= Fredric Rieders =

Fredric Rieders (July 9, 1922 - November 26, 2005) was an internationally renowned forensic toxicologist. He was born in Vienna, Austria and reportedly emigrated to the United States alone at age 16 to escape Nazism. During the O.J. Simpson murder trial, he testified that the presence of detectable amounts of the preservative EDTA found in blood at the scene indicated it may not have come from a human being, but possibly was planted.

Other of his well-known cases include the Robert Curley, in which Curley's wife, Joann, poisoned him with thallium; another case is that of Michael Swango, or "Dr. Death"—a serial killer who killed as many as 60 of his patients at various hospitals he worked at using succinylcholine and epinephrine. Rieders also offered testimony in 1991 at one of the many trials at which Jack Kevorkian was a defendant. Rieders testified that Kevorkian might have used an excessive amount of the sedative thiopental, and the sedative might actually have killed her before a lethal dose of potassium chloride had a chance to stop her heart, as Dr. Kevorkian had intended.

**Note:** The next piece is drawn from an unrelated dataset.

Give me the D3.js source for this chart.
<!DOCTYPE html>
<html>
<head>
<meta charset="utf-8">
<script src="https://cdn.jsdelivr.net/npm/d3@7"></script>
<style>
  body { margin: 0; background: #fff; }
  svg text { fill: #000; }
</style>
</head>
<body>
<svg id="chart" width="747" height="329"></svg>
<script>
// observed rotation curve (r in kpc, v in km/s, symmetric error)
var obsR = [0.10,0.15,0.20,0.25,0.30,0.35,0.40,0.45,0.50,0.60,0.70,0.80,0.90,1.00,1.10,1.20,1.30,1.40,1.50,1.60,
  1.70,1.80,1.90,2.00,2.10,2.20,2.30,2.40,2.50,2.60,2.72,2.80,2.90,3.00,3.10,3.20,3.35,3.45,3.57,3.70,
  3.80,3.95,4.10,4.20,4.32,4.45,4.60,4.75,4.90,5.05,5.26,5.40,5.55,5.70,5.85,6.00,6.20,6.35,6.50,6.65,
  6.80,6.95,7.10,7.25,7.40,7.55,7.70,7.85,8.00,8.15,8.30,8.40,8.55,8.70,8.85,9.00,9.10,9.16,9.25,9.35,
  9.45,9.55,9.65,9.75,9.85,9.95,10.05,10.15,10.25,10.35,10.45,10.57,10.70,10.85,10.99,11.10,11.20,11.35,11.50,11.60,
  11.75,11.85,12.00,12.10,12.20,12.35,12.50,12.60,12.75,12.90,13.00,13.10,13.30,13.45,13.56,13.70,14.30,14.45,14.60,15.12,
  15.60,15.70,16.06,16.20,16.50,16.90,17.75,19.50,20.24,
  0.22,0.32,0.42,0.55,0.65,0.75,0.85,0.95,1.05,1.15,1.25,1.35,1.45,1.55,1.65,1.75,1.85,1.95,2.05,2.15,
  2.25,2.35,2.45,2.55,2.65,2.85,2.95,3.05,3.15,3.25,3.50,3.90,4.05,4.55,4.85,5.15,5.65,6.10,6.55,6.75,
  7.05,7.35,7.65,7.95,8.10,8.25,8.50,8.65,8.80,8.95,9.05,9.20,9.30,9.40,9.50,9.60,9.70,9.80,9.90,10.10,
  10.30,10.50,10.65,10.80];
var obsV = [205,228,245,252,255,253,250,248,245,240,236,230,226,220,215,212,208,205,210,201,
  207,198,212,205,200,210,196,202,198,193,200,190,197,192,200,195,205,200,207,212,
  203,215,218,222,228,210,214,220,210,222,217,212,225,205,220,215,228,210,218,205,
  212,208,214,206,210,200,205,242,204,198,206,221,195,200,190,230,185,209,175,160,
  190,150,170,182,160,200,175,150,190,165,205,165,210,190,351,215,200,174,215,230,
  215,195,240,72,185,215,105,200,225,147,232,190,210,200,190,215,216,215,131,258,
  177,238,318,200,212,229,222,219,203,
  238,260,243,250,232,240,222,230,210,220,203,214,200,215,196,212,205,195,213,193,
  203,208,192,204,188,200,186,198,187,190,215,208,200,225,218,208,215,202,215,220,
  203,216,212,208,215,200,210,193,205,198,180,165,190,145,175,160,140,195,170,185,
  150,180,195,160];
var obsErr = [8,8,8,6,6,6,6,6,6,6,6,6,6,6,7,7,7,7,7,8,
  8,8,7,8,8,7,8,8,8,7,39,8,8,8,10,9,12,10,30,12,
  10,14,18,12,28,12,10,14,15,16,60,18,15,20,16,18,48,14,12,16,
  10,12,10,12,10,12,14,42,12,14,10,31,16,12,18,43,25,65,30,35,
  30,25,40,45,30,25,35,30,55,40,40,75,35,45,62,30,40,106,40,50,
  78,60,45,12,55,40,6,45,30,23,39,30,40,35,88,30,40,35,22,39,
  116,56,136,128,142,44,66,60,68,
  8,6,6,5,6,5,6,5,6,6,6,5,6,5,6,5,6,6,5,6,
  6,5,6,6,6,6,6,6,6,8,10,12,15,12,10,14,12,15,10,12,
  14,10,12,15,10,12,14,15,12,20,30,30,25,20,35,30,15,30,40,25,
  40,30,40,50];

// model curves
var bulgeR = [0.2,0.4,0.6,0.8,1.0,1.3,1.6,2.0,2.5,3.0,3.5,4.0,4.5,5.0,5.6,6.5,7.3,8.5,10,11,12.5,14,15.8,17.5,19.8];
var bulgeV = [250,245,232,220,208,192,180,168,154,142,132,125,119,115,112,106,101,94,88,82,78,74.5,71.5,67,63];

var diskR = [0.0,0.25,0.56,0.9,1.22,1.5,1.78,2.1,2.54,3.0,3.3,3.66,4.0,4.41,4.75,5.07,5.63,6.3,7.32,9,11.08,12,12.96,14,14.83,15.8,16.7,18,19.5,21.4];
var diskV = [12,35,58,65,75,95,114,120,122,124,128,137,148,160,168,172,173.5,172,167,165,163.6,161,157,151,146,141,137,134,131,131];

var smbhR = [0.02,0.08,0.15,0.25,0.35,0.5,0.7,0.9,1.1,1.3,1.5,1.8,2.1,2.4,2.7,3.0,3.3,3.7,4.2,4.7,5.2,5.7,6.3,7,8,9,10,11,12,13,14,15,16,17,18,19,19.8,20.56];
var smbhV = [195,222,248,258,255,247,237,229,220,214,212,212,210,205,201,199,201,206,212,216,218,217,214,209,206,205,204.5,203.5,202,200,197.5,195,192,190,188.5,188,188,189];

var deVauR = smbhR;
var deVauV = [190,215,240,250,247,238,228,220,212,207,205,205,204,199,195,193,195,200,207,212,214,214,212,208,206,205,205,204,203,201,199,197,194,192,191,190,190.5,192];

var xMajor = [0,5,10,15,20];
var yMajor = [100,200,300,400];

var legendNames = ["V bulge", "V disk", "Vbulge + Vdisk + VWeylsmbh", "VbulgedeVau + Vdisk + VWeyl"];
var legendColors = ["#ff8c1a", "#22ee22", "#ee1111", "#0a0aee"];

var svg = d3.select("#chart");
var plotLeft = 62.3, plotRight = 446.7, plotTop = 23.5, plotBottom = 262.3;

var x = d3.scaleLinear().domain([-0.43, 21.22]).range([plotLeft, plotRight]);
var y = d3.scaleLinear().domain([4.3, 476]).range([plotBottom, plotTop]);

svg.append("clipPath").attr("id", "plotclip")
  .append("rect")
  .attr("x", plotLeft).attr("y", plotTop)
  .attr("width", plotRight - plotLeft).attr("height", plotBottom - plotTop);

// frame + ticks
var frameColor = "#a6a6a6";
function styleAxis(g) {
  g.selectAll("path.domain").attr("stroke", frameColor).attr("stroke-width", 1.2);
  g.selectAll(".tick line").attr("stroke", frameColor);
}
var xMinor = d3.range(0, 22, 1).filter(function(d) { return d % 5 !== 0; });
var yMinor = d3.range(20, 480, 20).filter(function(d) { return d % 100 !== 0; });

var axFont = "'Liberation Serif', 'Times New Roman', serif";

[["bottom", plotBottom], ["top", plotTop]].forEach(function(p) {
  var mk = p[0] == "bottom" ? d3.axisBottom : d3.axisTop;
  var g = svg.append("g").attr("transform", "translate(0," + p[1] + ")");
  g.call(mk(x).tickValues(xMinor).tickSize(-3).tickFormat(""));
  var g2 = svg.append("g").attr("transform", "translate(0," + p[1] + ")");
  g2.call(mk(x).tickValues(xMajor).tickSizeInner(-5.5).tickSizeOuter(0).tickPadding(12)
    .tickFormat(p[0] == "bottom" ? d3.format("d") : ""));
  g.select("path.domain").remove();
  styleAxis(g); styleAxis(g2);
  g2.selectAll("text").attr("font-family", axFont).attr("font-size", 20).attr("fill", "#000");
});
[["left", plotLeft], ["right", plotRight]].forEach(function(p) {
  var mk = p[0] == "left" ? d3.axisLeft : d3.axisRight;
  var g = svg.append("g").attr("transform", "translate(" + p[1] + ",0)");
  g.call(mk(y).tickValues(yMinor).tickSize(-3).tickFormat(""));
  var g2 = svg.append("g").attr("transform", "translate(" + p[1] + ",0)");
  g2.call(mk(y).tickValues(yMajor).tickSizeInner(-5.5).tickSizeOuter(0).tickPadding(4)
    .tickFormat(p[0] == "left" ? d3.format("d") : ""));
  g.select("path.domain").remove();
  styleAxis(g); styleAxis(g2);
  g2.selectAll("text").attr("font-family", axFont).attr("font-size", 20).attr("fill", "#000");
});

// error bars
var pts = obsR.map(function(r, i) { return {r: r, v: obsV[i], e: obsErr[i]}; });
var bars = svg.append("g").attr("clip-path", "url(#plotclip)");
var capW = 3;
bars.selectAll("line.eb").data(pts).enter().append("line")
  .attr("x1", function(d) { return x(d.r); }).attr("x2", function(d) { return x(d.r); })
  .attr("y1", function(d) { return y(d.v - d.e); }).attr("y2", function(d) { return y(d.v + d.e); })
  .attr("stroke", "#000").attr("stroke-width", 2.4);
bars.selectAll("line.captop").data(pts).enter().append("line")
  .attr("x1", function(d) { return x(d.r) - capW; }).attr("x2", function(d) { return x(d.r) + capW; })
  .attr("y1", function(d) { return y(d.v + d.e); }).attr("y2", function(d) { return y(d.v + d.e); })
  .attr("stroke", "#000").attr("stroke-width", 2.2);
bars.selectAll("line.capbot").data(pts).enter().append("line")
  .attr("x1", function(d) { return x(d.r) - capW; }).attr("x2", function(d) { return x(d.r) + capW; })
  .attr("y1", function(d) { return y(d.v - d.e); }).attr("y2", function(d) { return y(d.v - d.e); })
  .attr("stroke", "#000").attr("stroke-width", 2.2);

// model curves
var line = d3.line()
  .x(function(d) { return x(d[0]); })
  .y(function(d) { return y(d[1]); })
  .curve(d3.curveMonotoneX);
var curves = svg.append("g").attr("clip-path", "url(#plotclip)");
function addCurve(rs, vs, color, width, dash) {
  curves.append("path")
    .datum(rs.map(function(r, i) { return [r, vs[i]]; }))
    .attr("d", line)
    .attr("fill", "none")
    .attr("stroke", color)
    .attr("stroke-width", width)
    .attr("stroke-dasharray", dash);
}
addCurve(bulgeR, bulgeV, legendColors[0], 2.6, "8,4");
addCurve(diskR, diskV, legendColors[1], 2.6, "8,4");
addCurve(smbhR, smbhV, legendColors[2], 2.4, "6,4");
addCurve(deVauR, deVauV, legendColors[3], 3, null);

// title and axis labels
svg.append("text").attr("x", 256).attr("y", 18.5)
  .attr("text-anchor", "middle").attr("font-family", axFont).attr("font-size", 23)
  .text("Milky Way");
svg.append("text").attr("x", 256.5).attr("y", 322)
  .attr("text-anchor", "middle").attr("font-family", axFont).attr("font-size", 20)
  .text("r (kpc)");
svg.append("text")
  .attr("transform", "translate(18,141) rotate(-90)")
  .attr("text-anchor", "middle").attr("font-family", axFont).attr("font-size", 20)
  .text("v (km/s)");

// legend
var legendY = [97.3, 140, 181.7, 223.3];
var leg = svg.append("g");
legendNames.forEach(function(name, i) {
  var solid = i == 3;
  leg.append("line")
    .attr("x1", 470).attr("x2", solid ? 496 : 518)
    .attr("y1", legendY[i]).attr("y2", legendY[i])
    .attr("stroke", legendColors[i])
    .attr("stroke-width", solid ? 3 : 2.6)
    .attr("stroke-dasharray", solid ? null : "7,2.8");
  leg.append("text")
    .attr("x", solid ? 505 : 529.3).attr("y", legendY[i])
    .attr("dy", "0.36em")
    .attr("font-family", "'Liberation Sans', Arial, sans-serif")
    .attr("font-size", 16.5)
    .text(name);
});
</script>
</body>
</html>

Rieders received his PhD in Pharmacology-Toxicology from Thomas Jefferson University. He worked as the Chief Toxicologist for the City of Philadelphia for fourteen years. He later founded National Medical Services in Willow Grove, Pennsylvania in 1970. Now called NMS Labs, it is a private toxicology lab that handles forensic and clinical toxicology.

Rieders established the non-profit Fredric Rieders Family Renaissance Foundation. Most notably, he established the non-profit Forensic Sciences Mentoring Institute, described as a "hands-on research and academic instruction organization designed to support scientific and humanitarian activities serving students of all ages but specifically the young and especially the disadvantaged." Currently the Foundation is affiliated with Arcadia University's Master of Science in Forensic Science program. Rieders died on November 26, 2005, aged 83.

==O.J. Simpson murder trial==
Dr. Rieders testified in the criminal trial of O.J Simpson on July 24, 1995 and August 14, 1995. His testimony was interrupted because he had to leave the country. When he returned, according to the Los Angeles Times, "Not only did he refuse to answer questions directly, but his mood ranged from belligerent to confused."